I was stunned, but slightly relieved. As much as I despised the Cullens, I definitely did not wish the other possible fate I had been expecting upon anyone. Even a messed-up family of bloodsuckers.

Every other ounce of my being was engrossed in five different emotions at the same time; surprise, anger, anguish, hatred, and curiosity.

How could it happen so fast? Why did it have to happen at all? Why, out of everyone on the planet, do they want to see me? What kind of sick results will this have on me and my brothers? What could they possibly want to see me for?

"Today." Mom added firmly after a few minutes, then stood up to leave with Jared. I didn't know why, and I didn't care. I was barely even conscious enough to realize it, I was so absorbed in my own shock and emotions.

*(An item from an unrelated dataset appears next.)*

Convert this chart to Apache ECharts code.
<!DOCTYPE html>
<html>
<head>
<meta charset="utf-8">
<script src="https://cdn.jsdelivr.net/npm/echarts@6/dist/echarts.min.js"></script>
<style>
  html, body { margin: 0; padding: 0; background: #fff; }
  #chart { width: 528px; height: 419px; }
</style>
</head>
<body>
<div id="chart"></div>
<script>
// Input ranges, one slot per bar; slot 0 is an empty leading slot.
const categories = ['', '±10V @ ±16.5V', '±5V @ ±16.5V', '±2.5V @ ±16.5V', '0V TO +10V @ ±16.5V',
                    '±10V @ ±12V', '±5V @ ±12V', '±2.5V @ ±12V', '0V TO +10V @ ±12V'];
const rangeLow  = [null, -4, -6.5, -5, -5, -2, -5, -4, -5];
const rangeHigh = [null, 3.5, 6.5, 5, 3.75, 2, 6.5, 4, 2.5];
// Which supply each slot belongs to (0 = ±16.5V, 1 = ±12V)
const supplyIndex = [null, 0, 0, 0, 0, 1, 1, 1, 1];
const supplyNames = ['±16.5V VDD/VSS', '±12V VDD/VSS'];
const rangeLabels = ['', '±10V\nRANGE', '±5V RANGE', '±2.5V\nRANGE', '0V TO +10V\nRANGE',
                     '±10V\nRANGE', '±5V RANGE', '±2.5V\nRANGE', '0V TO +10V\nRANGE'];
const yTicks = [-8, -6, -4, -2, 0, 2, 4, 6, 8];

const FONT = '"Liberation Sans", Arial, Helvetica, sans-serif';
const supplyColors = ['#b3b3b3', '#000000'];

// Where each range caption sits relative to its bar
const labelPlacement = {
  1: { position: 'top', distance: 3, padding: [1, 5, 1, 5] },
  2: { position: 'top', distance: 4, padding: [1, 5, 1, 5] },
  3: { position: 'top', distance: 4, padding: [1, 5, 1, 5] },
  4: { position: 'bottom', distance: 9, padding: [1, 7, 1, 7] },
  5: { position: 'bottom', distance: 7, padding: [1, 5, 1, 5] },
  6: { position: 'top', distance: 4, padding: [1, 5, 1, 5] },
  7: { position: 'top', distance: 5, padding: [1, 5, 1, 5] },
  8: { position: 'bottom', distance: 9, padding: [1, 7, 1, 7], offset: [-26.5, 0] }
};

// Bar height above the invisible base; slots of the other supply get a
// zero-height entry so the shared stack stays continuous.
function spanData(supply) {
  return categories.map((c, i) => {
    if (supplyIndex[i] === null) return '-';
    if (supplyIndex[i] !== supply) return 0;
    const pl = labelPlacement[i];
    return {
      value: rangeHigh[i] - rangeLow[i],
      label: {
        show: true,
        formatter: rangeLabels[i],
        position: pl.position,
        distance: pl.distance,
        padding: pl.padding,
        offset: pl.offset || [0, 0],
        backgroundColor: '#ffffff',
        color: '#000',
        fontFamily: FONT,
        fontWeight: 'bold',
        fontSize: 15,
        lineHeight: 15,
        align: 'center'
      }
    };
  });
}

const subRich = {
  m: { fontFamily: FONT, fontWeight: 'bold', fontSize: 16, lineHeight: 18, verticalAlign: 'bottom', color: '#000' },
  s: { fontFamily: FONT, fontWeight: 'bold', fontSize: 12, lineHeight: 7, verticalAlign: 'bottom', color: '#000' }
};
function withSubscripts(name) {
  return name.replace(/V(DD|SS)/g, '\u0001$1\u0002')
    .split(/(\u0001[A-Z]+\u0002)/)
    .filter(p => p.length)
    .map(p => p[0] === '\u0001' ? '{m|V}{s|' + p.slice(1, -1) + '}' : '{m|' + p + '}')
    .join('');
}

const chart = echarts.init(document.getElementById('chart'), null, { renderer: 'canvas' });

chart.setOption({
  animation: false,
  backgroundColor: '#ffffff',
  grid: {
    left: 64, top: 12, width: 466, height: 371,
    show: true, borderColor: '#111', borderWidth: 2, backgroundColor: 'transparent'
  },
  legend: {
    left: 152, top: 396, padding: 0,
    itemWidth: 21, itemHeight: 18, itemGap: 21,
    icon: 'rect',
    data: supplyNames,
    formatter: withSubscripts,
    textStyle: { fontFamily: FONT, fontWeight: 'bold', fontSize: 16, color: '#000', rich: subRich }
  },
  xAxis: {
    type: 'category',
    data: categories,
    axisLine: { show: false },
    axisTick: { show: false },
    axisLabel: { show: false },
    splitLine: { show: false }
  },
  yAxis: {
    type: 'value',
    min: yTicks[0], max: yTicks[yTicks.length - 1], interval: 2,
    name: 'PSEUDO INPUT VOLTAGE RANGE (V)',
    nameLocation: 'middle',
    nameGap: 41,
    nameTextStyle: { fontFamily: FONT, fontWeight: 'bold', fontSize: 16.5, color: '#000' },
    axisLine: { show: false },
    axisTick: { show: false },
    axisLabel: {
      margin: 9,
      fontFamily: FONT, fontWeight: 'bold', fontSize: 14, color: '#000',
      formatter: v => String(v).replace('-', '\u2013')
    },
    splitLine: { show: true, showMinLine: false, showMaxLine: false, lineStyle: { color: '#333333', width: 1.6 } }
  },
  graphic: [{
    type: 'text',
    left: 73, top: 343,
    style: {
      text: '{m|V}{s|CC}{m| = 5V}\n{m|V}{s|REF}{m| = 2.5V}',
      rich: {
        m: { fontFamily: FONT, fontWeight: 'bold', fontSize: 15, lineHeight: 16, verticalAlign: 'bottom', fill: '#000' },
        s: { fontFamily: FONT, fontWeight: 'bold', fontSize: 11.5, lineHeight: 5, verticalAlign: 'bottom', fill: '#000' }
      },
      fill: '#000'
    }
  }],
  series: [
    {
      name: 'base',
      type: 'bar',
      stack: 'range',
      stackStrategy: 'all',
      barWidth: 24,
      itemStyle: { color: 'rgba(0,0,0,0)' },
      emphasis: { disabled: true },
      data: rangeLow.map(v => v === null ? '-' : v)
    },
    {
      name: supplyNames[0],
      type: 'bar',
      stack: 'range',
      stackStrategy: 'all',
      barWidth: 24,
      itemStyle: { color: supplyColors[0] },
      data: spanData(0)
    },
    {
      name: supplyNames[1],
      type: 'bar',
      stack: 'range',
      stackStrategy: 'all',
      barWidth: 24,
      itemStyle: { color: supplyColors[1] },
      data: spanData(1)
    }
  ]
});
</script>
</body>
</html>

The door slammed shut behind her, and it was enough to rouse me from my own self-pity and make me trudge to the door and pull on my boots.

Might as well get it over with, I thought begrudgingly, I can't deny my duties as an Alpha, despite the fact that I don't want them. I wrinkled up my nose as I opened up the door, anticipating the stench.

And I forced myself to walk through the door and over to my old blue Jeep, knowing that only a few hundred yards away lay the end of my world.